(Problem description) Starting from the top of the material, restate each line exactly until the line that contains "(903,\topp) -- (903,\bunn);", which is also copied. Pictures are excluded.

(Material)
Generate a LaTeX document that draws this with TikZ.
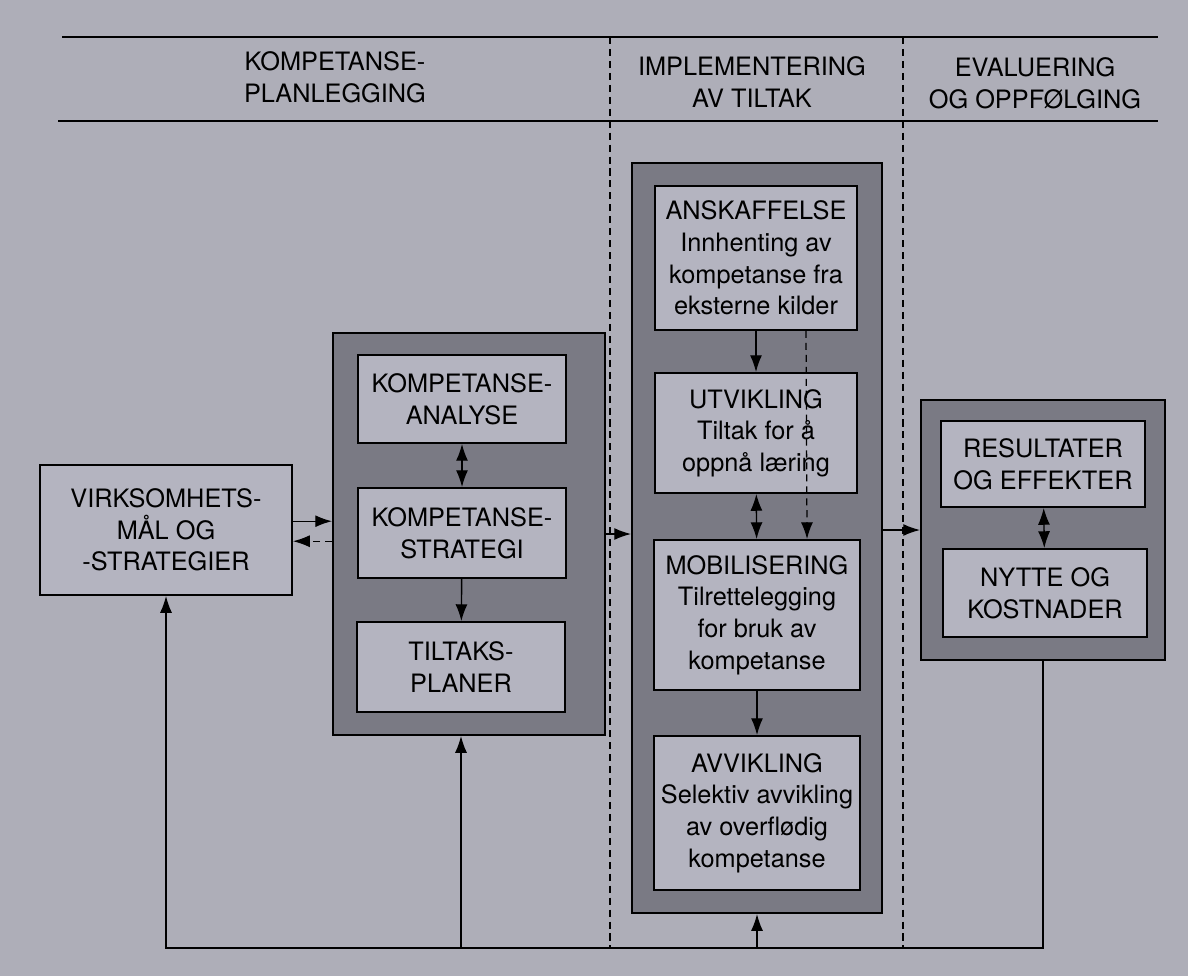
\documentclass[tikz,border=0pt]{standalone}
\usepackage{fontspec}
\setmainfont{TeX Gyre Heros}
\usetikzlibrary{arrows.meta}
\definecolor{papir}{RGB}{174,174,184}
\definecolor{ramme}{RGB}{122,122,132}
\definecolor{felt}{RGB}{180,180,192}

\begin{document}
\begin{tikzpicture}[x=0.025cm, y=-0.025cm,
    tekst/.style={align=center, font=\fontsize{18}{22.5}\selectfont},
    ytre/.style={draw, line width=1.3pt, fill=ramme, inner sep=0pt},
    boks/.style={tekst, draw, line width=1.3pt, fill=felt, inner sep=0pt},
    pil/.style={-{Latex[length=4.2mm,width=3mm]}, line width=1pt},
    dobbel/.style={{Latex[length=4.2mm,width=3mm]}-{Latex[length=4.2mm,width=3mm]}, line width=1pt},
    skille/.style={dash pattern=on 5pt off 3.5pt, line width=0.9pt}]
    % parametre
    \def\topp{37}    % øverste linje
    \def\midt{121}   % linje under overskriftene
    \def\bunn{948}   % tilbakekoblingen nederst

    % bakgrunn
    \fill[papir] (0,0) rectangle (1188,976);
    \useasboundingbox (0,0) rectangle (1188,976);

    %—————— Overskrifter ————————————————————————————————————————————
    \draw[line width=1.3pt] (62,\topp) -- (1158,\topp);
    \draw[line width=1.3pt] (58,\midt) -- (1158,\midt);
    \node[tekst] (hPlan) at (335,77) {KOMPETANSE-\\PLANLEGGING};
    \node[tekst] (hImpl) at (752,82) {IMPLEMENTERING\\AV TILTAK};
    \node[tekst] (hEval) at (1035,83) {EVALUERING\\OG OPPFØLGING};
    % stiplede skillelinjer
    \draw[skille] (610,\topp) -- (610,\bunn);
    \draw[skille] (903,\topp) -- (903,\bunn);

    %—————— Virksomhetsmål ——————————————————————————————————————————
    \node[boks, minimum width=6.3cm, minimum height=3.25cm] (virksomhet) at (166,530)
      {VIRKSOMHETS-\\MÅL OG\\-STRATEGIER};

    %—————— Kompetanseplanlegging ———————————————————————————————————
    \node[ytre, minimum width=6.8cm, minimum height=10.05cm] (planlegging) at (469,534) {};
    \node[boks, minimum width=5.2cm, minimum height=2.2cm] (analyse) at (462,399)
      {KOMPETANSE-\\ANALYSE};
    \node[boks, minimum width=5.2cm, minimum height=2.25cm] (strategi) at (462,533)
      {KOMPETANSE-\\STRATEGI};
    \node[boks, minimum width=5.2cm, minimum height=2.25cm] (tiltak) at (461,667)
      {TILTAKS-\\PLANER};
    \draw[dobbel] (analyse) -- (strategi);
    \draw[pil] (strategi) -- (tiltak);

    %—————— Implementering ——————————————————————————————————————————
    \node[ytre, minimum width=6.25cm, minimum height=18.75cm] (implementering) at (757,538) {};
    \node[boks, minimum width=5.05cm, minimum height=3.6cm] (anskaffelse) at (756,258)
      {ANSKAFFELSE\\Innhenting av\\kompetanse fra\\eksterne kilder};
    \node[boks, minimum width=5.05cm, minimum height=3.0cm] (utvikling) at (756,433)
      {UTVIKLING\\Tiltak for å\\oppnå læring};
    \node[boks, minimum width=5.15cm, minimum height=3.75cm] (mobilisering) at (757,615)
      {MOBILISERING\\Tilrettelegging\\for bruk av\\kompetanse};
    \node[boks, minimum width=5.15cm, minimum height=3.85cm] (avvikling) at (757,813)
      {AVVIKLING\\Selektiv avvikling\\av overflødig\\kompetanse};
    \draw[pil] (anskaffelse) -- (utvikling);
    \draw[dobbel] (utvikling) -- (mobilisering);
    \draw[pil] (mobilisering) -- (avvikling);
    \draw[pil, skille] ([xshift=1.25cm]anskaffelse.south) -- ([xshift=1.25cm]mobilisering.north);

    %—————— Evaluering ——————————————————————————————————————————————
    \node[ytre, minimum width=6.1cm, minimum height=6.5cm] (evaluering) at (1043,530) {};
    \node[boks, minimum width=5.1cm, minimum height=2.15cm] (resultater) at (1043,464)
      {RESULTATER\\OG EFFEKTER};
    \node[boks, minimum width=5.1cm, minimum height=2.2cm] (nytte) at (1045,593)
      {NYTTE OG\\KOSTNADER};
    \draw[dobbel] (resultater) -- (nytte);

    %—————— Piler mellom fasene ——————————————————————————————————————
    \coordinate (fram) at ([yshift=0.22cm]virksomhet.east);
    \coordinate (tilbake) at ([yshift=-0.28cm]virksomhet.east);
    \draw[pil] (fram) -- (fram -| planlegging.west);
    \draw[pil, skille] (tilbake -| planlegging.west) -- (tilbake);
    \draw[pil] (planlegging.east) -- (planlegging.east -| implementering.west);
    \draw[pil] (evaluering.west -| implementering.east) -- (evaluering.west);

    % tilbakekobling
    \coordinate (bunnlinje) at (0,\bunn);
    \draw[pil] (evaluering.south) |- (virksomhet.south |- bunnlinje) -- (virksomhet.south);
    \draw[pil] (tiltak.south |- bunnlinje) -- (tiltak.south |- planlegging.south);
    \draw[pil] (implementering.south |- bunnlinje) -- (implementering.south);

\end{tikzpicture}
\end{document}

(The completed task)
Generate a LaTeX document that draws this with TikZ.
\documentclass[tikz,border=0pt]{standalone}
\usepackage{fontspec}
\setmainfont{TeX Gyre Heros}
\usetikzlibrary{arrows.meta}
\definecolor{papir}{RGB}{174,174,184}
\definecolor{ramme}{RGB}{122,122,132}
\definecolor{felt}{RGB}{180,180,192}

\begin{document}
\begin{tikzpicture}[x=0.025cm, y=-0.025cm,
    tekst/.style={align=center, font=\fontsize{18}{22.5}\selectfont},
    ytre/.style={draw, line width=1.3pt, fill=ramme, inner sep=0pt},
    boks/.style={tekst, draw, line width=1.3pt, fill=felt, inner sep=0pt},
    pil/.style={-{Latex[length=4.2mm,width=3mm]}, line width=1pt},
    dobbel/.style={{Latex[length=4.2mm,width=3mm]}-{Latex[length=4.2mm,width=3mm]}, line width=1pt},
    skille/.style={dash pattern=on 5pt off 3.5pt, line width=0.9pt}]
    % parametre
    \def\topp{37}    % øverste linje
    \def\midt{121}   % linje under overskriftene
    \def\bunn{948}   % tilbakekoblingen nederst

    % bakgrunn
    \fill[papir] (0,0) rectangle (1188,976);
    \useasboundingbox (0,0) rectangle (1188,976);

    %—————— Overskrifter ————————————————————————————————————————————
    \draw[line width=1.3pt] (62,\topp) -- (1158,\topp);
    \draw[line width=1.3pt] (58,\midt) -- (1158,\midt);
    \node[tekst] (hPlan) at (335,77) {KOMPETANSE-\\PLANLEGGING};
    \node[tekst] (hImpl) at (752,82) {IMPLEMENTERING\\AV TILTAK};
    \node[tekst] (hEval) at (1035,83) {EVALUERING\\OG OPPFØLGING};
    % stiplede skillelinjer
    \draw[skille] (610,\topp) -- (610,\bunn);
    \draw[skille] (903,\topp) -- (903,\bunn);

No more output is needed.